**Instructions for the task**
Tally the lines containing the word "that", and report the tally alone.

++++ Supplied information

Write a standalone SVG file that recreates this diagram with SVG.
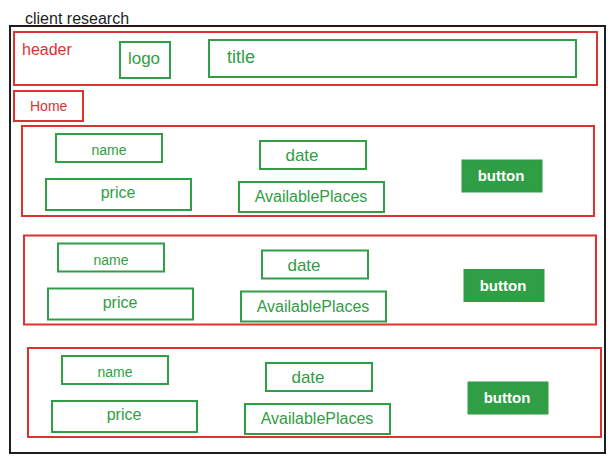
<svg xmlns="http://www.w3.org/2000/svg" width="615" height="464" viewBox="0 0 615 464">
  <style>
    .red { fill: none; stroke: #e03131; stroke-width: 2; }
    .grn { fill: none; stroke: #2f9e44; stroke-width: 2; }
    .btn { fill: #2f9e44; stroke: #2f9e44; stroke-width: 1; }
    .frame { fill: none; stroke: #1e1e1e; stroke-width: 2; }
    text { font-family: "Liberation Sans", Arial, sans-serif; }
    .tr { fill: #e03131; font-size: 16px; }
    .tg { fill: #2f9e44; font-size: 16px; text-anchor: middle; }
    .tb { fill: #ffffff; font-size: 15px; font-weight: bold; text-anchor: middle; }
    .tk { fill: #1e1e1e; font-size: 16px; }
  </style>
  <rect width="615" height="464" fill="#ffffff"/>
  <g id="frame">
    <rect class="frame" x="10" y="26" width="595" height="427"/>
    <text class="tk" x="25" y="24">client research</text>
  </g>
  <g id="header">
    <rect class="red" x="14" y="32" width="583" height="53"/>
    <text class="tr" x="22" y="55">header</text>
  </g>
  <g id="logo">
    <rect class="grn" x="120" y="42" width="50" height="36"/>
    <text class="tg" x="144" y="64" style="font-size:17px">logo</text>
  </g>
  <g id="title">
    <rect class="grn" x="209" y="40" width="367" height="37"/>
    <text class="tg" x="241" y="63" style="font-size:18px">title</text>
  </g>
  <g id="home">
    <rect class="red" x="14" y="91" width="69" height="30"/>
    <text class="tr" x="30" y="111" style="font-size:14px">Home</text>
  </g>
  <g id="card1">
    <rect class="red" x="22" y="126" width="572" height="90"/>
    <g id="card1-name"><rect class="grn" x="56" y="134" width="106" height="28"/><text class="tg" x="109" y="155" style="font-size:14px">name</text></g>
    <g id="card1-date"><rect class="grn" x="260" y="141" width="106" height="28"/><text class="tg" x="302" y="161" style="font-size:17px">date</text></g>
    <g id="card1-price"><rect class="grn" x="46" y="179" width="145" height="31"/><text class="tg" x="118" y="198">price</text></g>
    <g id="card1-places"><rect class="grn" x="239" y="182" width="145" height="30"/><text class="tg" x="311" y="202">AvailablePlaces</text></g>
    <g id="card1-button"><rect class="btn" x="462" y="160" width="80" height="32"/><text class="tb" x="501" y="181">button</text></g>
  </g>
  <g id="card2" transform="translate(2,109.5)">
    <rect class="red" x="22" y="126" width="572" height="89"/>
    <g id="card2-name"><rect class="grn" x="56" y="134" width="106" height="28"/><text class="tg" x="109" y="155" style="font-size:14px">name</text></g>
    <g id="card2-date"><rect class="grn" x="260" y="141" width="106" height="28"/><text class="tg" x="302" y="161" style="font-size:17px">date</text></g>
    <g id="card2-price"><rect class="grn" x="46" y="179" width="145" height="31"/><text class="tg" x="118" y="198">price</text></g>
    <g id="card2-places"><rect class="grn" x="239" y="182" width="145" height="30"/><text class="tg" x="311" y="202">AvailablePlaces</text></g>
    <g id="card2-button"><rect class="btn" x="462" y="160" width="80" height="32"/><text class="tb" x="501" y="181">button</text></g>
  </g>
  <g id="card3" transform="translate(6,222)">
    <rect class="red" x="22" y="126" width="573" height="89"/>
    <g id="card3-name"><rect class="grn" x="56" y="134" width="106" height="28"/><text class="tg" x="109" y="155" style="font-size:14px">name</text></g>
    <g id="card3-date"><rect class="grn" x="260" y="141" width="106" height="28"/><text class="tg" x="302" y="161" style="font-size:17px">date</text></g>
    <g id="card3-price"><rect class="grn" x="46" y="179" width="145" height="31"/><text class="tg" x="118" y="198">price</text></g>
    <g id="card3-places"><rect class="grn" x="239" y="182" width="145" height="30"/><text class="tg" x="311" y="202">AvailablePlaces</text></g>
    <g id="card3-button"><rect class="btn" x="462" y="160" width="80" height="32"/><text class="tb" x="501" y="181">button</text></g>
  </g>
  <g id="connectors"/>
</svg>
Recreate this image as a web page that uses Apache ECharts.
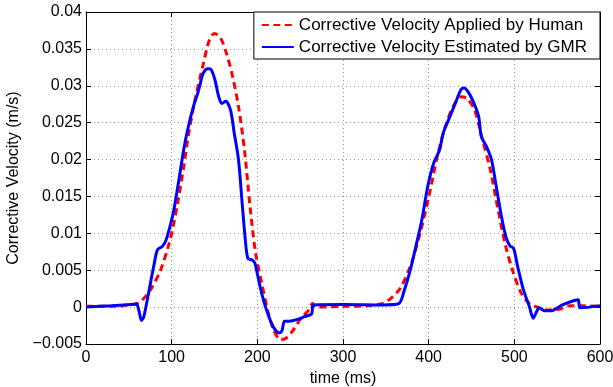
<!DOCTYPE html>
<html><head><meta charset="utf-8">
<script src="https://cdn.jsdelivr.net/npm/echarts@6/dist/echarts.min.js"></script>
<style>html,body{margin:0;padding:0;background:#fff}#c{width:613px;height:387px}</style>
</head><body><div id="c"></div>
<script>
const humanX = [0,30,60,66,75,87,96,100,107,114,120,128,137,144,150,157,164,171,178,185,191.5,198,205,212,219,227,232.5,242,251,260,264.5,269,300,330,346.5,356,367,378.5,390,401,410,419.5,428.6,437.8,444.6,453.7,462.8,472,481,490,499,508,517.5,529,538,552,565,574.6,600];
const humanY = [0.0001,0.0001,0.0005,0.001,0.0023,0.005,0.0082,0.01,0.0141,0.019,0.0236,0.0285,0.033,0.0362,0.0371,0.0365,0.0344,0.0313,0.0272,0.0213,0.0136,0.0073,0.0033,-0.0004,-0.0031,-0.0044,-0.0043,-0.0031,-0.0015,-0.0004,0.0005,0.0,0.0001,0.0002,0.0005,0.0012,0.0026,0.0055,0.01,0.0154,0.0204,0.0245,0.0272,0.0285,0.0283,0.0267,0.0227,0.0186,0.0132,0.0082,0.0046,0.0019,0.0005,-0.0001,-0.0004,-0.0003,0.0002,0.0002,0.0001];
const gmrX = [0,30,57,59,61.6,64.8,67.5,73,79,83.5,89,93.5,98,102.6,108.5,114,118.6,125.4,130,133,136.8,142.3,146,150.5,155,158.7,163,168.7,173,178,182,186,189,194,197,200.6,205,210.7,216.6,221,225.7,229,231.6,237,246,255,263.5,264.5,265.4,301,346.5,364.8,371.6,378.5,385,392,399,405.8,412.7,417,424,431,437.8,441.4,447,453.7,458.4,461.5,467.4,473.3,478.8,484.3,490,494.8,499,503.9,510.7,517.5,522,525.3,529,535.8,542.6,556,570,574.6,576.9,600];
const gmrY = [0.0,0.0002,0.0004,0.00045,-0.0004,-0.0018,-0.0013,0.0019,0.0055,0.0078,0.0082,0.0091,0.0109,0.0132,0.0173,0.0213,0.024,0.0272,0.0288,0.0301,0.0317,0.0323,0.0322,0.0308,0.0285,0.0276,0.0279,0.0267,0.0236,0.02,0.0145,0.0091,0.0066,0.0064,0.006,0.0042,0.0019,-0.0004,-0.0022,-0.0031,-0.0035,-0.0031,-0.0019,-0.0019,-0.0017,-0.0013,-0.0009,0.0002,0.0003,0.00036,0.0003,0.00045,0.0023,0.005,0.0082,0.0118,0.0164,0.0195,0.0213,0.0236,0.0256,0.0276,0.0295,0.0297,0.029,0.0274,0.0258,0.0231,0.0218,0.02,0.0164,0.0127,0.0096,0.0083,0.008,0.0055,0.0023,0.0001,-0.0015,-0.0008,-0.0001,-0.0005,-0.0005,0.0003,0.0009,0.001,-0.0001,0.0002];
const seriesNames = ['Corrective Velocity Applied by Human','Corrective Velocity Estimated by GMR'];
const xTitle = 'time (ms)';
const yTitle = 'Corrective Velocity (m/s)';

const FONT = 'Liberation Sans, Arial, Helvetica, sans-serif';
const zip = (a,b)=>a.map((v,i)=>[v,b[i]]);
const fmtY = v => { const r = Math.round(v*1000)/1000; if (r===0) return '0'; return String(r).replace('-', '\u2212'); };

const chart = echarts.init(document.getElementById('c'), null, {renderer:'canvas'});
const gridLine = {show:true, lineStyle:{color:'#999', type:[1,3], width:1}};
chart.setOption({
  animation:false,
  backgroundColor:'#fff',
  grid:{left:86, right:13, top:12, bottom:43, containLabel:false, outerBoundsMode:'none'},
  legend:{
    right:13, top:12, orient:'vertical', itemGap:4, itemWidth:32, itemHeight:14,
    padding:[4,13,3,7],
    backgroundColor:'#fff', borderColor:'#000', borderWidth:1, borderRadius:0,
    itemStyle:{opacity:0},
    textStyle:{fontFamily:FONT, fontSize:17, color:'#000', lineHeight:18},
    data:seriesNames
  },
  xAxis:[{
    type:'value', min:0, max:600, interval:100,
    name:xTitle, nameLocation:'middle', nameGap:26,
    nameTextStyle:{fontFamily:FONT, fontSize:16, color:'#000'},
    axisLine:{show:true, onZero:false, lineStyle:{color:'#000', width:1}},
    axisTick:{show:true, inside:true, length:5, lineStyle:{color:'#000'}},
    axisLabel:{fontFamily:FONT, fontSize:16, color:'#000', margin:6},
    splitLine:gridLine
  },{
    type:'value', min:0, max:600, interval:100, position:'top',
    axisLine:{show:true, onZero:false, lineStyle:{color:'#000', width:1}},
    axisTick:{show:true, inside:true, length:5, lineStyle:{color:'#000'}},
    axisLabel:{show:false}, splitLine:{show:false}
  }],
  yAxis:[{
    type:'value', min:-0.005, max:0.04, interval:0.005,
    name:yTitle, nameLocation:'middle', nameGap:59, nameRotate:90,
    nameTextStyle:{fontFamily:FONT, fontSize:16, color:'#000'},
    axisLine:{show:true, onZero:false, lineStyle:{color:'#000', width:1}},
    axisTick:{show:true, inside:true, length:5, lineStyle:{color:'#000'}},
    axisLabel:{fontFamily:FONT, fontSize:16, color:'#000', margin:4, formatter:fmtY},
    splitLine:gridLine
  },{
    type:'value', min:-0.005, max:0.04, interval:0.005, position:'right',
    axisLine:{show:true, onZero:false, lineStyle:{color:'#000', width:1}},
    axisTick:{show:true, inside:true, length:5, lineStyle:{color:'#000'}},
    axisLabel:{show:false}, splitLine:{show:false}
  }],
  series:[{
    name:seriesNames[0], type:'line', data:zip(humanX,humanY), showSymbol:false, symbol:'none',
    smooth:0.3, lineStyle:{color:'#ff0000', width:3, type:[7,4.5]}, itemStyle:{color:'#ff0000'}
  },{
    name:seriesNames[1], type:'line', data:zip(gmrX,gmrY), showSymbol:false, symbol:'none',
    smooth:0.3, lineStyle:{color:'#0000ff', width:3, type:'solid'}, itemStyle:{color:'#0000ff'}
  }]
});
</script></body></html>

++++++++

**Response**
2